Residents research, fund surveillance cameras -, Myrtle Beach/Florence SC, Weather

Residents research, fund surveillance cameras

LITCHFIELD BEACH, SC (WMBF) – Surveillance cameras are now up in North Litchfield Beach, and the idea is to catch everyone coming into the community on camera in order to crack down on crime. 

Those cameras were researched, put in, and funded, not by a law enforcement agency, but by the people living in the area.

Ladd Dezendorf is the President of the Property Owners Association and explained the former president spearheaded the effort after multiple break-ins during the winter months.

His team looked towards Pawleys Island, where police recently installed license plate readers on the causeways and surveillance cameras at beach access points. 
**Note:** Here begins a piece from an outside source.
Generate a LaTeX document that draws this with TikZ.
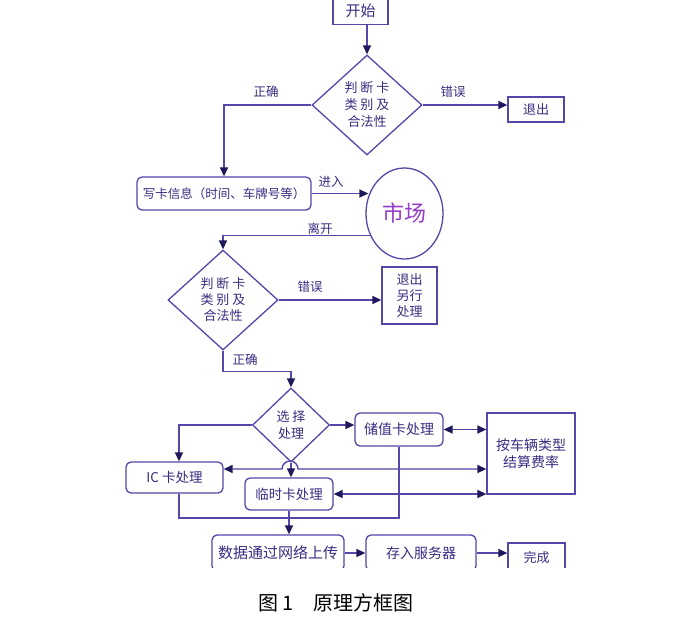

The POA chose strategic locations for the cameras, putting them on the entrance roads leading
into the community.

The surveillance system will catch criminals on camera, but Dezendorf hopes more than anything, it will keep people from committing crime in the first place.

“Since its been successful on Pawleys Island, having the cameras as a deterrent, they've only had one break-in, we're hoping the same thing for here,” said Dezendorf.

He sent out a survey to people living in the area and said the majority support the surveillance system. The device records footage that is only accessible by the camera company at the request of law enforcement agencies.

“They will open the camera box, they will take the portion of the video the law enforcement needs, and they look at it. We never get to look at it,” explained Dezendorf.

In addition, Dezendorf urges residents to install cameras on their individual properties. Especially since the community is comprised of vacation rentals which are empty during the off-season.

“For rental homes when people are gone a month or two in the winter, what good does it do if you have a license plate camera or any other type of cameras in the community? They're not going to look at sixty days of film,” he explained.

He said many camera systems will automatically notify homeowners of unusual activity.

“They get a notification, they call the sheriff's department, the sheriff gets video from these cameras, they know about it right away and can go after these people,” said Dezendorf.

The surveillance systems are located on Boyle Drive, Trace Drive and Litchfield Beach Life and include four cameras on each unit. 

They capture high definition images, in order to enhance clarity even further, the POA plans to add a light on the system by Boyle Drive for better nighttime footage.